## YOUR GOAL
Reproduce the material below line by line, beginning with its first line and ending with the line that contains "(calcif) at (625,613)"; leave out pictures.

## EXTRACTED RECORDS

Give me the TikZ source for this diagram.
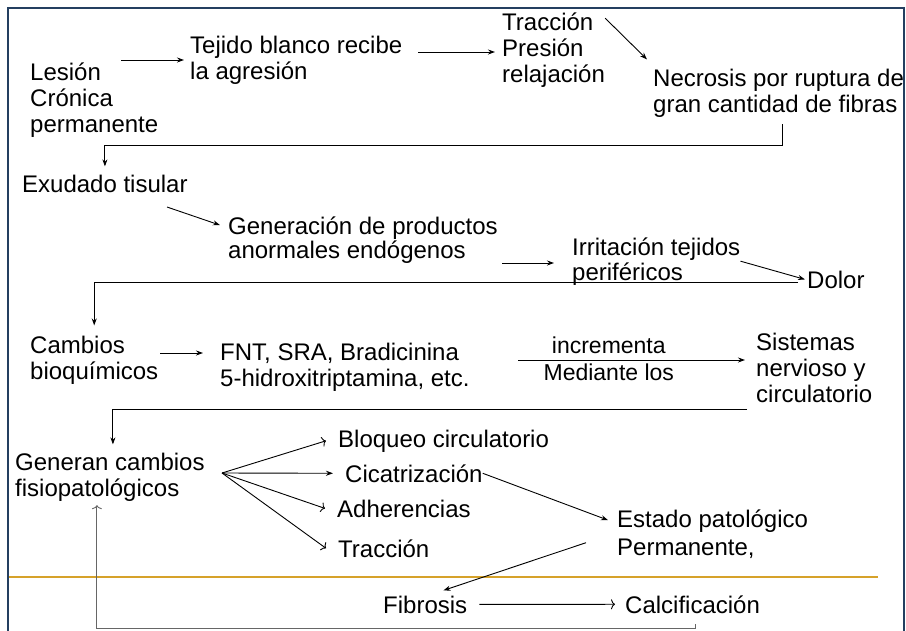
\documentclass[tikz,border=0pt]{standalone}
\usepackage{fontspec}
\setmainfont{Liberation Sans}
\usetikzlibrary{arrows.meta}
\definecolor{marco}{HTML}{243F60}
\definecolor{ocre}{HTML}{D6A22A}
\tikzset{
	txt/.style={anchor=base west, inner sep=0pt, align=left, font=\fontsize{24}{26}\selectfont},
	lin/.style={line width=0.9pt},
	llena/.style={lin, -{Stealth[length=7pt,width=5pt]}},
	abierta/.style={lin, -{To[length=4pt,width=10pt]}}
}

\begin{document}
\begin{tikzpicture}[x=1pt,y=-1pt]
	\useasboundingbox (0,0) rectangle (906,630);
	\draw[marco, line width=1.6pt] (8,8) rectangle (904,660);
	\draw[ocre, line width=1.2pt] (9,577) -- (878,577);

	\node[txt] (lesion) at (30,132) {Lesión\\Crónica\\permanente};
	\node[txt] (tejido) at (190,79) {Tejido blanco recibe\\la agresión};
	\node[txt] (traccion) at (502,82) {Tracción\\Presión\\relajación};
	\node[txt] (necrosis) at (653,112) {Necrosis por ruptura de\\gran cantidad de fibras};
	\node[txt] (exudado) at (22,192) {Exudado tisular};
	\node[txt, font=\fontsize{24}{24}\selectfont] (generacion) at (228,258) {Generación de productos\\anormales endógenos};
	\node[txt, font=\fontsize{24}{25}\selectfont] (irritacion) at (572,280) {Irritación tejidos\\periféricos};
	\node[txt] (dolor) at (807,288) {Dolor};
	\node[txt] (cambios) at (30,379) {Cambios\\bioquímicos};
	\node[txt] (fnt) at (220,386) {FNT, SRA, Bradicinina\\5-hidroxitriptamina, etc.};
	\node[txt] (sistemas) at (756,402) {Sistemas\\nervioso y\\circulatorio};
	\node[txt] (generan) at (15,496) {Generan cambios\\fisiopatológicos};
	\node[txt] (bloqueo) at (338,447) {Bloqueo circulatorio};
	\node[txt] (cicatriz) at (345,482) {Cicatrización};
	\node[txt] (adher) at (337,517) {Adherencias};
	\node[txt] (trac2) at (338,557) {Tracción};
	\node[txt, font=\fontsize{24}{28}\selectfont] (estado) at (617,555) {Estado patológico\\Permanente,};
	\node[txt] (fibrosis) at (383,613) {Fibrosis};
	\node[txt] (calcif) at (625,613) {Calcificación};

	\coordinate (lesion-out) at (121,60);
	\coordinate (tejido-out) at (418,52);
	\coordinate (exudado-out) at (167,207);
	\coordinate (generacion-out) at (502,263);
	\coordinate (cambios-out) at (160,353);
	\coordinate (fnt-out) at (518,360);
	\coordinate (abanico) at (222,473);

	\draw[llena] (lesion-out) -- ([xshift=-6pt]tejido.west |- lesion-out);
	\draw[llena] (tejido-out) -- ([xshift=-7pt]traccion.west |- tejido-out);
	\draw[llena] ([yshift=-6pt]traccion.north east) -- ([xshift=-6pt,yshift=9pt]necrosis.north west);
	\draw[llena] ([xshift=4pt,yshift=-7pt]necrosis.south) -- ++(0,21) -| ([yshift=8pt]exudado.north);
	\draw[llena] (exudado-out) -- ([xshift=-8pt,yshift=-9pt]generacion.north west);
	\draw[llena] (generacion-out) -- ([xshift=-18pt]irritacion.west |- generacion-out);
	\draw[llena] (irritacion.east) -- ([xshift=-2pt]dolor.west);
	\draw[llena] ([xshift=-9pt,yshift=-3pt]dolor.west) -| ([yshift=10pt]cambios.north);
	\draw[llena] (cambios-out) -- ([xshift=-17pt]fnt.west |- cambios-out);
	\draw[llena] (fnt-out) -- ([xshift=-11pt]sistemas.west |- fnt-out)
		node[pos=0.4, anchor=base, yshift=7pt, inner sep=0pt, font=\fontsize{23}{26}\selectfont] (incr) {incrementa}
		node[pos=0.4, anchor=base, yshift=-20pt, inner sep=0pt, font=\fontsize{23}{26}\selectfont] (mediante) {Mediante los};
	\draw[llena] ([xshift=-9pt,yshift=-7pt]sistemas.south west) -| ([xshift=3pt,yshift=8pt]generan.north);

	\foreach \dest in {bloqueo,adher,trac2}
		\draw[abierta] (abanico) -- ([xshift=-12pt]\dest.west);
	\draw[llena] (abanico) -- ([xshift=-12pt]cicatriz.west);

	\draw[llena] (cicatriz.east) -- ([xshift=-9pt,yshift=-11pt]estado.north west);
	\draw[llena] ([xshift=-31pt,yshift=-9pt]estado.west) -- ([xshift=-24pt,yshift=5pt]fibrosis.north east);
	\draw[abierta] ([xshift=12pt]fibrosis.east) -- ([xshift=-10pt]calcif.west);
	\draw[abierta,black!60] ([xshift=3pt,yshift=-11pt]calcif.south) -- ++(0,4) -| ([xshift=-13pt,yshift=-4pt]generan.south);
\end{tikzpicture}
\end{document}
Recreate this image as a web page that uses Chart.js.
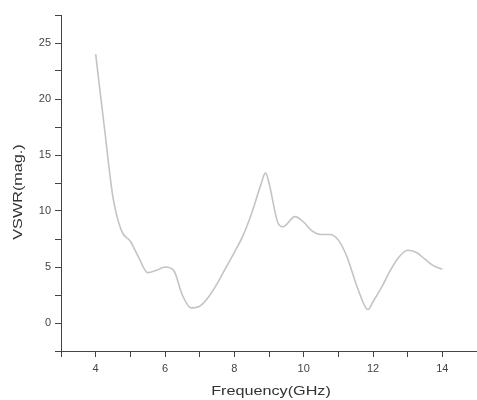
<!DOCTYPE html>
<html>
<head>
<meta charset="utf-8">
<script src="https://cdn.jsdelivr.net/npm/chart.js@4"></script>
<style>
  html, body { margin: 0; padding: 0; background: #fff; }
  #wrap { width: 477px; height: 400px; position: relative; }
</style>
</head>
<body>
<div id="wrap"><canvas id="vswrChart"></canvas></div>
<script>
// frequency (GHz) and VSWR
const freq = [4.0, 4.25, 4.5, 4.75, 5.0, 5.25, 5.5, 5.75, 6.0, 6.25, 6.5, 6.75, 7.0, 7.25, 7.5, 7.75,
              8.0, 8.25, 8.5, 8.75, 8.9, 9.0, 9.25, 9.4, 9.75, 10.0, 10.25, 10.5, 10.75, 11.0, 11.25,
              11.5, 11.75, 11.85, 12.0, 12.25, 12.5, 12.75, 13.0, 13.25, 13.5, 13.75, 14.0];
const vswr = [24.0, 17.5, 11.2, 8.2, 7.3, 5.8, 4.5, 4.7, 5.0, 4.7, 2.5, 1.35, 1.5, 2.3, 3.5, 4.9,
              6.3, 7.8, 9.8, 12.2, 13.4, 12.5, 9.0, 8.6, 9.5, 9.0, 8.2, 7.9, 7.9, 7.4, 5.9,
              3.6, 1.6, 1.2, 1.9, 3.2, 4.7, 5.9, 6.5, 6.3, 5.7, 5.1, 4.8];
const xLabels = [4, 6, 8, 10, 12, 14];
const yLabels = [0, 5, 10, 15, 20, 25];

const axisColor = '#444';

// axis titles, drawn a little wide like the original
const titlePlugin = {
    id: 'axisTitles',
    afterDraw(chart) {
        const c = chart.ctx;
        c.save();
        c.fillStyle = '#333';
        c.font = '12px "Liberation Sans", Arial, sans-serif';
        c.textAlign = 'center';
        c.textBaseline = 'middle';
        c.save();
        c.translate(271, 392);
        c.scale(1.35, 1);
        c.fillText('Frequency(GHz)', 0, 0);
        c.restore();
        c.save();
        c.translate(19, 192);
        c.rotate(-Math.PI / 2);
        c.scale(1.35, 1);
        c.fillText('VSWR(mag.)', 0, 0);
        c.restore();
        c.restore();
    }
};

new Chart(document.getElementById('vswrChart').getContext('2d'), {
    type: 'line',
    data: {
        datasets: [{
            data: freq.map((f, i) => ({ x: f, y: vswr[i] })),
            borderColor: '#c4c4c4',
            borderWidth: 1.6,
            pointRadius: 0,
            cubicInterpolationMode: 'monotone',
            fill: false
        }]
    },
    options: {
        responsive: true,
        maintainAspectRatio: false,
        animation: false,
        layout: { padding: { top: 15, right: 0, left: 0, bottom: 0 } },
        plugins: { legend: { display: false }, tooltip: { enabled: false } },
        scales: {
            x: {
                type: 'linear',
                min: 3,
                max: 15,
                afterFit: function (s) {
                    s.height = 49;
                    s.paddingLeft = 0;
                    s.paddingRight = 0;
                },
                border: { color: axisColor, width: 1 },
                grid: { drawOnChartArea: false, tickLength: 6, tickColor: axisColor },
                ticks: {
                    stepSize: 1,
                    padding: 5,
                    color: '#444',
                    font: { family: '"Liberation Sans", Arial, sans-serif', size: 11 },
                    maxRotation: 0,
                    autoSkip: false,
                    callback: v => xLabels.includes(v) ? String(v) : ''
                }
            },
            y: {
                min: -2.5,
                max: 27.5,
                afterFit: function (s) {
                    s.width = 61;
                    s.paddingTop = 0;
                    s.paddingBottom = 0;
                },
                border: { color: axisColor, width: 1 },
                grid: { drawOnChartArea: false, tickLength: 6, tickColor: axisColor },
                ticks: {
                    stepSize: 2.5,
                    padding: 4,
                    color: '#444',
                    font: { family: '"Liberation Sans", Arial, sans-serif', size: 11 },
                    autoSkip: false,
                    callback: v => yLabels.includes(v) ? String(v) : ''
                }
            }
        }
    },
    plugins: [titlePlugin]
});
</script>
</body>
</html>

## ANSWER FOR THE TASK
Give me the TikZ source for this diagram.
\documentclass[tikz,border=0pt]{standalone}
\usepackage{fontspec}
\setmainfont{Liberation Sans}
\usetikzlibrary{arrows.meta}
\definecolor{marco}{HTML}{243F60}
\definecolor{ocre}{HTML}{D6A22A}
\tikzset{
	txt/.style={anchor=base west, inner sep=0pt, align=left, font=\fontsize{24}{26}\selectfont},
	lin/.style={line width=0.9pt},
	llena/.style={lin, -{Stealth[length=7pt,width=5pt]}},
	abierta/.style={lin, -{To[length=4pt,width=10pt]}}
}

\begin{document}
\begin{tikzpicture}[x=1pt,y=-1pt]
	\useasboundingbox (0,0) rectangle (906,630);
	\draw[marco, line width=1.6pt] (8,8) rectangle (904,660);
	\draw[ocre, line width=1.2pt] (9,577) -- (878,577);

	\node[txt] (lesion) at (30,132) {Lesión\\Crónica\\permanente};
	\node[txt] (tejido) at (190,79) {Tejido blanco recibe\\la agresión};
	\node[txt] (traccion) at (502,82) {Tracción\\Presión\\relajación};
	\node[txt] (necrosis) at (653,112) {Necrosis por ruptura de\\gran cantidad de fibras};
	\node[txt] (exudado) at (22,192) {Exudado tisular};
	\node[txt, font=\fontsize{24}{24}\selectfont] (generacion) at (228,258) {Generación de productos\\anormales endógenos};
	\node[txt, font=\fontsize{24}{25}\selectfont] (irritacion) at (572,280) {Irritación tejidos\\periféricos};
	\node[txt] (dolor) at (807,288) {Dolor};
	\node[txt] (cambios) at (30,379) {Cambios\\bioquímicos};
	\node[txt] (fnt) at (220,386) {FNT, SRA, Bradicinina\\5-hidroxitriptamina, etc.};
	\node[txt] (sistemas) at (756,402) {Sistemas\\nervioso y\\circulatorio};
	\node[txt] (generan) at (15,496) {Generan cambios\\fisiopatológicos};
	\node[txt] (bloqueo) at (338,447) {Bloqueo circulatorio};
	\node[txt] (cicatriz) at (345,482) {Cicatrización};
	\node[txt] (adher) at (337,517) {Adherencias};
	\node[txt] (trac2) at (338,557) {Tracción};
	\node[txt, font=\fontsize{24}{28}\selectfont] (estado) at (617,555) {Estado patológico\\Permanente,};
	\node[txt] (fibrosis) at (383,613) {Fibrosis};
	\node[txt] (calcif) at (625,613) {Calcificación};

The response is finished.